Hi,
I think you are correct that it’s made as a Mercury switch.
The up hill angle of its body is there for the purpose of keeping the mercury laying at the lowest end.
If the car goes down a really steep hill the switch will open.
It could be considered a safety feature to prevent operation during mountain driving. It’s best not to use your cruise control under this condition anyways!
I found, in East Scotland, one 20% grade for a couple miles and that made eyes bug out!
I had rented a Ford Mondero, like a Mustang and the Second gear screamed 4,000 rpm’d the engine going down hill!
I had plenty of speed, thank you!
The next reason for the angle is if the car has a sudden stop, like a crash or panic stop conditions.
I surmise that the circuit it is on, is one in the same as the foot pedals are on, or the stalk / turn signal switch. If those don’t work it will!
Actual power in or to a grounding point, I don’t know, but possible? So breaker, maybe, sort of?
For information:
Mercury switches were commonly used on low voltage controls, like home thermostat devices.
Mercury is not limited to these type of applications, as I have seen them use in convection reheat ovens, as a main contactor or relay to turn on and off heating elements with a one horsepower blower fan.
Very very reliable and must still be used for quite awhile.
40-50 amperages @ 480 volts of three phase power is lots of watts! Trust me, the disconnect plug-in cords on these ovens were huge! Two handed huge!
The beauty of Mercury it is a liquid that continually rotates its contact surfaces so there is far less pitting or arcing residue complaints. In most cases, they are forever operational.
For humans to care about, that’s a while! (:-)
A thought on these switches is that, they disappeared due to Mercury’s toxicity!
Consequently these switches in our trunk & dome lights in the older cars, will be no more!
Temporarily, we went back to mechanical levers and weighted types that are more subject to weathering and corrosion damage.

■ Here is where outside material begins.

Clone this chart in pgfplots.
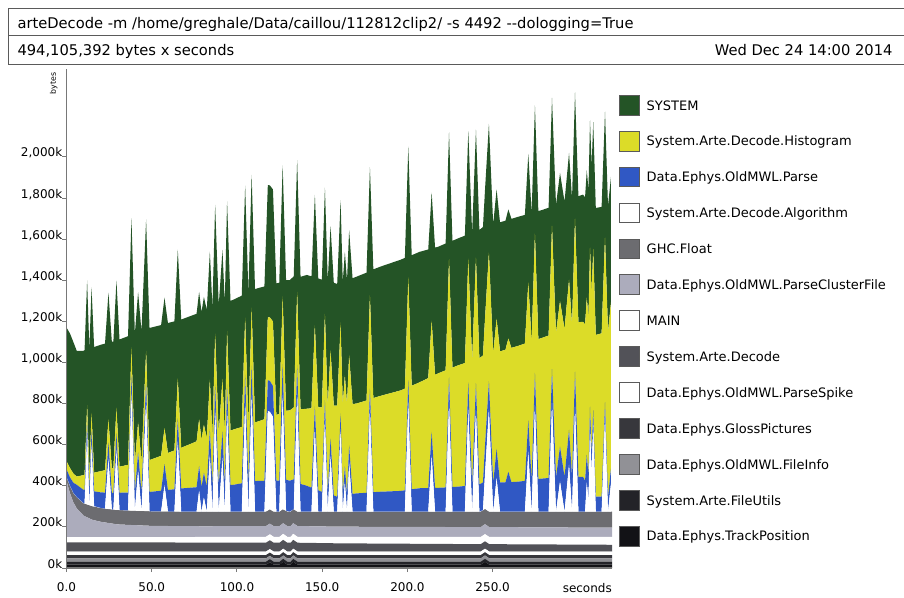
\documentclass[border=0pt]{standalone}
\usepackage{pgfplots}
\pgfplotsset{compat=1.18}
\usepackage{pgfplotstable}
\usepackage{fontspec}
\setmainfont{DejaVu Sans}
\definecolor{cSys}{RGB}{36,84,38}
\definecolor{cHist}{RGB}{220,220,40}
\definecolor{cParse}{RGB}{48,88,196}
\definecolor{cGhc}{RGB}{108,108,112}
\definecolor{cPcf}{RGB}{172,172,188}
\definecolor{cDec}{RGB}{82,82,88}
\definecolor{cGloss}{RGB}{55,55,60}
\definecolor{cInfo}{RGB}{145,145,150}
\definecolor{cUtil}{RGB}{35,35,40}
\definecolor{cTrack}{RGB}{18,18,22}
\definecolor{axgray}{RGB}{120,120,120}
\definecolor{boxgray}{RGB}{90,90,90}

% lower bands (k bytes), bottom to top
\pgfplotstableread{
t L1 L2 L3 L4 L5 L6 L7 L8 L9
0 16 15 16 16 17 45 25 273 20
2 16 15 16 16 17 45 25 215 35
4 16 15 16 16 17 45 25 170 45
6 16 15 16 16 17 45 25 140 55
10 16 15 16 16 17 45 25 105 60
15 16 15 16 16 17 45 25 85 65
20 16 15 16 16 17 45 25 75 67
30 16 15 16 16 17 45 25 62 70
50 16 15 16 16 17 45 25 55 71
80 16 15 16 16 17 43 28 52 71
117 16 15 16 16 17 43 29 52 70
119.3 28 15 16 16 17 43 29 52 70
121.5 16 15 16 16 17 43 29 52 70
125 16 15 16 16 17 43 29 52 70
127.1 30 15 16 16 17 43 29 52 70
129.5 16 15 16 16 17 43 29 52 70
131.5 16 15 16 16 17 43 29 52 70
133 30 15 16 16 17 43 29 52 70
135.5 16 15 16 16 17 43 29 52 70
160 16 15 16 16 17 40 31 50 73
243 16 15 16 16 17 36 35 48 75
245.5 30 15 16 16 17 36 35 48 75
248 16 15 16 16 17 36 35 48 75
320 16 15 16 16 17 33 38 45 78
}\lowtab

% upper bands (k bytes): base = top of lower bands
\pgfplotstableread{
t base alg parse hist sys
0 443 0 37 40 650
2 400 0 42 45 655
4 365 0 50 45 640
6 345 0 60 40 612
10 315 0 65 72 605
10.6 314 0 66 74 606
12.1 310 336 67 79 607
13.4 307 0 69 83 608
14.7 304 294 70 87 610
16.2 301 0 72 91 611
20 292 0 76 103 615
22.6 289 0 78 109 616
24.6 287 245 79 113 616
26.6 285 0 81 118 617
27.5 284 0 81 120 617
29.3 283 292 82 123 618
31.1 282 0 84 127 619
36.1 280 0 87 135 626
38.1 279 568 88 138 629
40.1 279 0 89 141 631
42.0 278 196 90 144 634
44.0 278 0 91 147 636
46.7 277 535 93 151 640
48.7 276 0 94 155 643
55.5 275 0 101 170 636
57.5 275 128 103 175 634
59.5 275 0 105 180 632
63.3 274 0 109 189 628
65.3 274 344 111 194 626
67.3 274 0 113 198 624
76.3 274 0 119 223 621
77.8 274 103 120 227 620
79.2 274 0 120 230 621
80.6 274 69 121 233 622
82.3 274 0 122 237 623
84.1 274 278 123 241 624
85.6 274 0 124 244 625
87.2 274 495 125 247 626
89.3 274 0 126 251 627
91.5 274 263 127 256 628
92.85 274 0 128 258 629
94.2 274 490 129 261 630
96.2 274 0 130 265 631
98 274 0 131 269 632
102.8 274 0 138 274 639
104.8 274 527 140 277 642
106.7 274 0 143 279 645
108.6 274 566 145 282 646
110.6 274 0 148 286 648
112 274 0 150 288 649
116.1 274 0 150 300 646
118.1 280 484 150 305 644
119.3 286 474 150 309 643
121.1 276 460 150 314 642
123.1 274 0 151 320 640
124.8 274 0 151 324 639
126.8 286 555 151 330 637
128.8 278 0 151 336 636
131 274 0 151 342 634
133.3 286 0 145 350 638
135.3 275 573 140 356 641
137.3 274 0 135 363 645
141 274 0 126 375 651
143.7 274 0 117 386 642
145.7 274 402 110 395 635
147.7 274 0 104 403 628
149.8 274 0 96 412 621
151.6 274 451 92 419 615
153.25 274 0 88 424 610
154.9 274 272 84 430 604
156.8 274 0 79 437 598
158.8 274 0 73 443 592
160.8 274 402 76 443 595
162.05 274 0 77 442 598
163.3 274 143 79 441 601
164.55 274 0 81 440 604
165.8 274 240 83 440 607
167.8 274 0 86 438 612
170 274 0 89 437 617
176.0 274 0 92 449 622
178.0 274 505 94 454 624
180.0 274 0 95 458 626
184 274 0 97 466 629
196 274 0 101 489 636
198.5 274 0 104 495 636
200.5 274 534 106 500 636
202.5 274 0 109 504 635
207 274 0 114 515 635
212.2 274 0 115 535 626
214.2 274 273 115 542 623
216.2 274 0 116 550 619
218 274 0 116 557 616
222.4 274 0 118 570 617
224.4 274 535 119 575 617
226.4 274 0 120 581 617
230 274 0 122 591 618
233.7 274 0 125 598 620
235.7 274 502 127 602 621
237.95 274 0 129 606 622
240.2 274 495 131 610 623
242.2 274 0 133 614 624
244.3 281 0 135 618 625
245.5 288 170 136 620 626
247.8 275 496 138 625 627
250.3 274 0 140 630 628
252.3 274 165 141 634 628
254.3 274 0 142 638 628
257.5 274 0 143 645 628
259.2 274 0 194 649 628
261 274 0 144 653 628
265 274 0 146 661 628
268.9 274 0 150 668 626
270.9 274 293 152 671 625
272.85 274 0 154 674 625
274.8 274 519 156 678 624
276.8 274 0 159 681 623
279 274 0 161 685 622
282.8 274 0 164 693 622
284.8 274 528 166 697 623
287.15 274 0 168 702 623
289.5 274 147 170 708 623
292.15 274 0 170 719 620
294.8 274 229 170 730 617
296.55 274 0 170 738 615
298.3 274 511 170 745 614
300.3 274 0 170 752 613
303 274 0 170 754 619
304.2 274 0 151 760 619
305.2 274 143 134 765 619
306.2 274 60 119 770 619
307.1 274 407 104 774 619
308.05 274 200 88 779 619
309.0 274 420 73 784 619
310.5 274 0 73 787 618
313.9 274 0 73 795 615
315.9 274 460 73 800 614
317.65 274 0 73 803 612
319.4 274 137 73 808 611
}\hightab

\pgfplotsset{heap/.style={at={(66.5pt,29pt)}, anchor=south west, scale only axis,
  width=545.5pt, height=499.4pt, xmin=0, xmax=320, ymin=0, ymax=2430,
  stack plots=y}}

\begin{document}
\begin{tikzpicture}
\useasboundingbox (0,0) rectangle (904pt,597pt);
\begin{axis}[heap, hide axis]
\addplot[fill=cTrack, draw=none] table[x=t,y=L1]{\lowtab} \closedcycle;
\addplot[fill=cUtil, draw=none] table[x=t,y=L2]{\lowtab} \closedcycle;
\addplot[fill=cInfo, draw=none] table[x=t,y=L3]{\lowtab} \closedcycle;
\addplot[fill=cGloss, draw=none] table[x=t,y=L4]{\lowtab} \closedcycle;
\addplot[fill=white, draw=none] table[x=t,y=L5]{\lowtab} \closedcycle;
\addplot[fill=cDec, draw=none] table[x=t,y=L6]{\lowtab} \closedcycle;
\addplot[fill=white, draw=none] table[x=t,y=L7]{\lowtab} \closedcycle;
\addplot[fill=cPcf, draw=none] table[x=t,y=L8]{\lowtab} \closedcycle;
\addplot[fill=cGhc, draw=none] table[x=t,y=L9]{\lowtab} \closedcycle;
\end{axis}
\begin{axis}[heap, clip=false, axis on top,
  axis lines*=left,
  axis line style={-, draw=axgray, line width=1.3pt},
  tick style={draw=axgray, line width=1pt},
  major tick length=4pt, tick align=outside,
  xtick={0,50,100,150,200,250},
  xticklabels={0.0,50.0,100.0,150.0,200.0,250.0},
  ytick={0,200,400,600,800,1000,1200,1400,1600,1800,2000},
  yticklabels={0k,200k,400k,600k,800k,{1,000k},{1,200k},{1,400k},{1,600k},{1,800k},{2,000k}},
  tick label style={font=\fontsize{12}{14}\selectfont},
  yticklabel style={anchor=base east, inner sep=0pt},
  xticklabel style={inner sep=0pt, yshift=-10pt},
  reverse legend,
  legend image code/.code={\draw[#1, draw=boxgray, line width=0.8pt] (0pt,-5pt) rectangle (19.7pt,14.7pt);},
  legend style={at={(1,1)}, anchor=north west, xshift=7.3pt, yshift=-26.4pt,
    draw=none, fill=none, inner sep=0pt, outer sep=0pt, row sep=15.4pt, column sep=0pt,
    font=\fontsize{13}{15}\selectfont, cells={anchor=base west},
    nodes={inner sep=0pt, text height=9.5pt, text depth=0pt},
    /tikz/every odd column/.append style={column sep=6.9pt}},
]
\addlegendimage{fill=cTrack}\addlegendentry{Data.Ephys.TrackPosition}
\addlegendimage{fill=cUtil}\addlegendentry{System.Arte.FileUtils}
\addlegendimage{fill=cInfo}\addlegendentry{Data.Ephys.OldMWL.FileInfo}
\addlegendimage{fill=cGloss}\addlegendentry{Data.Ephys.GlossPictures}
\addlegendimage{fill=white}\addlegendentry{Data.Ephys.OldMWL.ParseSpike}
\addlegendimage{fill=cDec}\addlegendentry{System.Arte.Decode}
\addlegendimage{fill=white}\addlegendentry{MAIN}
\addlegendimage{fill=cPcf}\addlegendentry{Data.Ephys.OldMWL.ParseClusterFile}
\addlegendimage{fill=cGhc}\addlegendentry{GHC.Float}
\addplot[draw=none, fill=none, forget plot] table[x=t,y=base]{\hightab} \closedcycle;
\addplot[fill=white, draw=none] table[x=t,y=alg]{\hightab} \closedcycle;
\addlegendentry{System.Arte.Decode.Algorithm}
\addplot[fill=cParse, draw=none] table[x=t,y=parse]{\hightab} \closedcycle;
\addlegendentry{Data.Ephys.OldMWL.Parse}
\addplot[fill=cHist, draw=none] table[x=t,y=hist]{\hightab} \closedcycle;
\addlegendentry{System.Arte.Decode.Histogram}
\addplot[fill=cSys, draw=none] table[x=t,y=sys]{\hightab} \closedcycle;
\addlegendentry{SYSTEM}
\node[rotate=90, inner sep=0pt, font=\fontsize{7.8}{9}\selectfont] at ([xshift=-12.8pt,yshift=-14.9pt]rel axis cs:0,1) {bytes};
\node[anchor=base east, inner sep=0pt, font=\fontsize{12}{14}\selectfont] at ([yshift=-24pt]axis cs:320,0) {seconds};
\end{axis}
\draw[boxgray, line width=1.4pt] (8.6pt,532.4pt) rectangle (908pt,588.4pt);
\draw[boxgray, line width=1.4pt] (8.6pt,561.2pt) -- (908pt,561.2pt);
\node[anchor=base west, inner sep=0pt, font=\fontsize{14.7}{17}\selectfont] at (17.3pt,568.5pt) {arteDecode -m /home/greghale/Data/caillou/112812clip2/ -s 4492 -{}-dologging=True};
\node[anchor=base west, inner sep=0pt, font=\fontsize{14.7}{17}\selectfont] at (17.3pt,541.5pt) {494,105,392 bytes x seconds};
\node[anchor=base east, inner sep=0pt, font=\fontsize{14.7}{17}\selectfont] at (892.7pt,541.5pt) {Wed Dec 24 14:00 2014};
\end{tikzpicture}
\end{document}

Thankfully or NOT? The introduction of more black boxes with “CAN buses,” the digital age has replaced many applications.
I wonder how It works with massive amounts of semiconductors to carry the high wattage jobs, reliably, since I retired 15 years ago, so maybe, not completely!
That picture, in the other post, is a snap shot for history and Volvo car buffs!
Yes, that what I was trying to describe, Art!